Hal itu mengingat UU yang ada saat ini tidak dapat mengakomodasi perkembangan teknologi informasi terbaru sehingga muncul problematika di dunia penyiaran. Isu revisi UU Penyiaran sudah bergulir sejak 2010. "KPI berharap pembahasan RUU Penyiaran tidak berlarut-larut dan dapat segera diselesaikan untuk disahkan," ujar Ketua KPI Yuliandre Darwis dalam keterangan tertulis yang diterima Republika.co.id, Jumat (14/7).
KPI berpendapat pengelolaan penyiaran digital harus mengedepankan prinsip keadilan, kesetaraan, dan efisiensi yang menjadi tujuan utama dari migrasi digital. Efisiensi tersebut diharapkan menghasilkan digital dividen yang dapat dialokasikan untuk penyediaan internet broadband.
Menurut Yuliandre, eksistensi KPI sebagai representasi publik perlu diperkuat dalam UU Penyiaran yang akan datang. Penguatan itu meliputi perluasan kewenangan di bidang isi siaran, serta tetap melibatkan KPI di dalam seluruh proses penataan infrastruktur penyiaran. Hal itu bertujuan untuk mengontrol kaidah pokok demokratisasi penyiaran yaitu keberagaman kepemilikan.

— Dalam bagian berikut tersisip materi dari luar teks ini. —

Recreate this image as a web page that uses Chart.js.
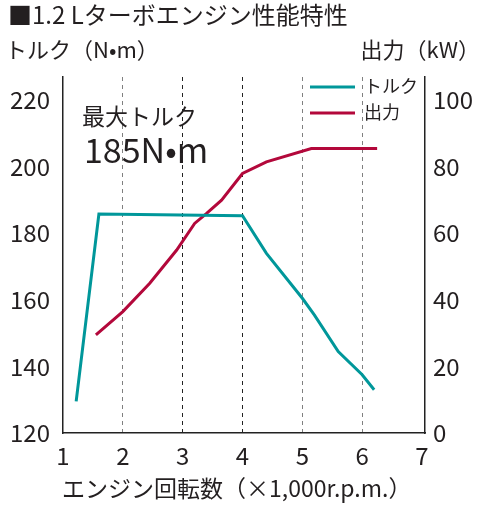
<!DOCTYPE html>
<html>
<head>
<meta charset="utf-8">
<script src="https://cdn.jsdelivr.net/npm/chart.js@4.4.1/dist/chart.umd.min.js"></script>
<style>
  html, body { margin: 0; padding: 0; background: #fff; }
  #wrap { width: 488px; height: 516px; position: relative; }
</style>
</head>
<body>
<div id="wrap"><canvas id="engineChart"></canvas></div>
<script>
// tick labels
const rpmTicks = [1, 2, 3, 4, 5, 6, 7];
const torqueTicks = [120, 140, 160, 180, 200, 220];
const powerTicks = [0, 20, 40, 60, 80, 100];

// torque curve (N·m) vs rpm (x1000)
const torqueRpm = [1.22, 1.6, 4.0, 4.4, 5.0, 5.2, 5.6, 6.0, 6.2];
const torqueNm = [129.5, 185.8, 185.3, 174, 160.5, 155.5, 144.5, 137.5, 133];

// power curve (kW) vs rpm (x1000)
const powerRpm = [1.55, 2.0, 2.45, 2.9, 3.2, 3.4, 3.65, 4.0, 4.4, 5.15, 6.25];
const powerKw = [29.5, 36.5, 45, 55, 63, 66, 70, 78, 81.5, 85.5, 85.5];

const FONT = '"Noto Sans CJK JP", "Noto Sans", sans-serif';
const TEXT = "#231f20";

// texts outside the plot + legend
const textPlugin = {
  id: "texts",
  afterDraw(chart) {
    const c = chart.ctx;
    c.save();
    c.fillStyle = TEXT;
    c.textBaseline = "middle";
    c.textAlign = "left";

    c.font = "24px " + FONT;
    c.fillText("■1.2 Lターボエンジン性能特性", 8, 15);

    c.font = "22px " + FONT;
    c.fillText("トルク（N•m）", 5, 50);
    c.textAlign = "right";
    c.fillText("出力（kW）", 480, 50);

    c.textAlign = "left";
    c.font = "23px " + FONT;
    c.fillText("エンジン回転数（×1,000r.p.m.）", 62, 488);

    // annotation
    c.font = "23px " + FONT;
    c.fillText("最大トルク", 82, 116);
    c.font = "34px " + FONT;
    c.fillText("185N•m", 84, 150);

    // legend
    const rows = [87, 113];
    chart.data.datasets.forEach((ds, i) => {
      c.strokeStyle = ds.borderColor;
      c.lineWidth = 3;
      c.beginPath();
      c.moveTo(310, rows[i]);
      c.lineTo(355, rows[i]);
      c.stroke();
      c.font = "18px " + FONT;
      c.fillText(ds.label, 364, rows[i] - 1);
    });
    c.restore();
  },
};

const tickFont = { family: FONT, size: 24 };

const ctx = document.getElementById("engineChart").getContext("2d");
const engineChart = new Chart(ctx, {
  type: "line",
  data: {
    datasets: [
      {
        label: "トルク",
        data: torqueRpm.map((x, i) => ({ x: x, y: torqueNm[i] })),
        borderColor: "#00979a",
        borderWidth: 3,
        pointRadius: 0,
        tension: 0,
        yAxisID: "yTorque",
      },
      {
        label: "出力",
        data: powerRpm.map((x, i) => ({ x: x, y: powerKw[i] })),
        borderColor: "#b3083b",
        borderWidth: 3,
        pointRadius: 0,
        tension: 0,
        yAxisID: "yPower",
      },
    ],
  },
  options: {
    responsive: true,
    maintainAspectRatio: false,
    animation: false,
    layout: { padding: { top: 77, left: 0, right: 0, bottom: 0 } },
    plugins: {
      legend: { display: false },
      tooltip: { enabled: false },
    },
    scales: {
      x: {
        type: "linear",
        min: 1,
        max: 7.05,
        afterBuildTicks: (s) => { s.ticks = rpmTicks.map((v) => ({ value: v })); },
        afterFit: (s) => { s.height = 83; },
        grid: {
          drawTicks: false,
          lineWidth: 1,
          color: (c) => {
            const v = c.tick && c.tick.value;
            if (v === 3 || v === 4) return "#222";
            if (v === 2 || v === 5 || v === 6) return "#808080";
            return "rgba(0,0,0,0)";
          },
        },
        border: { display: true, color: "#222", width: 1.5, dash: [4, 4] },
        ticks: { font: tickFont, color: TEXT, padding: 8, maxRotation: 0, autoSkip: false },
      },
      yTorque: {
        position: "left",
        min: 120,
        max: 227,
        afterBuildTicks: (s) => { s.ticks = torqueTicks.map((v) => ({ value: v })); },
        afterFit: (s) => { s.width = 63; },
        grid: { display: false, drawTicks: false },
        border: { display: true, color: "#222", width: 1.5 },
        ticks: { font: tickFont, color: TEXT, padding: 13 },
      },
      yPower: {
        position: "right",
        min: 0,
        max: 107,
        afterBuildTicks: (s) => { s.ticks = powerTicks.map((v) => ({ value: v })); },
        afterFit: (s) => { s.width = 63; },
        grid: { display: false, drawTicks: false },
        border: { display: true, color: "#222", width: 1.5 },
        ticks: { font: tickFont, color: TEXT, padding: 8 },
      },
    },
  },
  plugins: [textPlugin],
});
</script>
</body>
</html>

Dia mengatakan KPI harus masuk ke dalam Badan Migrasi Digital. Dalam draf RUU yang dibahas Baleg DPR RI, badan tersebut hanya terdiri atas pemerintah, organisasi lembaga penyiaran, dan pemangku kepentingan. KPI mengkritisi keberadaan organisasi lembaga penyiaran (OLP) dalam proses regulasi seperti Badan Migrasi Digital dan panel ahli dalam penjatuhan sanksi.

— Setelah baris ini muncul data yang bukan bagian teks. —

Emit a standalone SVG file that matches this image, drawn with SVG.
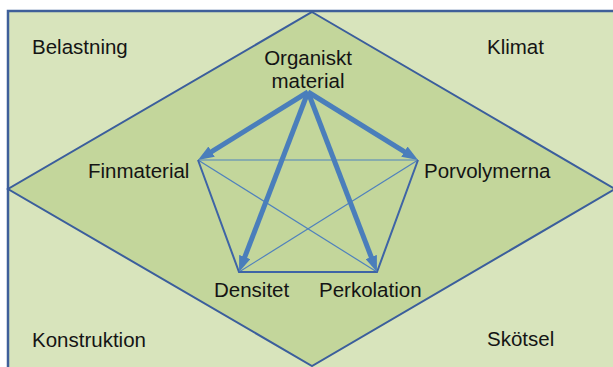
<svg xmlns="http://www.w3.org/2000/svg" width="613" height="367" viewBox="0 0 613 367">
  <style>
    .lbl { font-family: "Liberation Sans", Arial, sans-serif; font-size: 20.5px; fill: #141414; }
    .mid { text-anchor: middle; }
    .side { fill: none; stroke: #3e64a6; stroke-width: 2; }
    .thin { fill: none; stroke: #4f81bd; stroke-width: 1.2; }
    .arrow { fill: none; stroke: #4a7ebb; stroke-width: 5; marker-end: url(#head); }
  </style>
  <defs>
    <marker id="head" markerUnits="userSpaceOnUse" markerWidth="16" markerHeight="12" viewBox="0 0 16 12" refX="8" refY="6" orient="auto">
      <path d="M0,0 L16,6 L0,12 z" fill="#4a7ebb"/>
    </marker>
  </defs>

  <!-- background frame and central diamond -->
  <g id="frame">
    <rect x="8" y="11" width="620" height="370" fill="#d8e4bc" stroke="#3f5f99" stroke-width="2.5"/>
    <polygon points="312,12 615,189 312,366 8,189" fill="#c3d69b" stroke="#3b5e9c" stroke-width="2"/>
  </g>

  <!-- corner factors -->
  <g id="belastning"><text class="lbl" x="32" y="54">Belastning</text></g>
  <g id="klimat"><text class="lbl" x="487" y="54">Klimat</text></g>
  <g id="konstruktion"><text class="lbl" x="32" y="347">Konstruktion</text></g>
  <g id="skotsel"><text class="lbl" x="487" y="346">Skötsel</text></g>

  <!-- connectors between soil properties -->
  <g id="connectors">
    <line class="thin" x1="198" y1="160" x2="418" y2="160"/>
    <line class="thin" x1="198" y1="160" x2="377" y2="272"/>
    <line class="thin" x1="418" y1="160" x2="239" y2="272"/>
    <polyline class="side" points="198,160 239,272 377,272 418,160"/>
    <line class="arrow" x1="308" y1="92" x2="204.8" y2="155.8"/>
    <line class="arrow" x1="308" y1="92" x2="411.2" y2="155.8"/>
    <line class="arrow" x1="308" y1="92" x2="241.9" y2="264.5"/>
    <line class="arrow" x1="308" y1="92" x2="374.1" y2="264.5"/>
  </g>

  <!-- soil property nodes -->
  <g id="organiskt">
    <text class="lbl mid" x="308" y="65">Organiskt</text>
    <text class="lbl mid" x="308" y="88">material</text>
  </g>
  <g id="finmaterial"><text class="lbl" x="88" y="178">Finmaterial</text></g>
  <g id="porvolymerna"><text class="lbl" x="424" y="178">Porvolymerna</text></g>
  <g id="densitet"><text class="lbl" x="214" y="297">Densitet</text></g>
  <g id="perkolation"><text class="lbl" x="319" y="297">Perkolation</text></g>
</svg>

KPI menilai kehadiran OLP pada proses tersebut akan menimbulkan kesimpangsiuran antara operator dan regulator. Meski demikian, dia mengatakan regulator tetap harus mempertimbangkan aspirasi OLP sebagai operator. Mengenai keberadaan OLP dalam panel ahli, KPI melihat adanya potensi konflik kepentingan antara regulator dan operator karena OLP adalah objek yang akan dikenai sanksi.
Menurut KPI, batasan siaran iklan sebanyak maksimal 30 persen dapat mengganggu kenyamanan publik sebagai pemilik frekuensi. Selain itu, meningkatnya proporsi siaran iklan berdampak pula pada keadilan ekonomi pada televisi lokal. "KPI menilai harus ada distribusi iklan yang merata pada masing-masing lembaga penyiaran, tidak terpusat pada lembaga penyiaran tertentu saja," ujar Yuliandre. Mengenai iklan rokok, KPI mendukung rumusan yang diajukan oleh Komisi I DPR RI yang telah lebih dahulu dibuat sebelum pembahasan di Baleg DPR RI.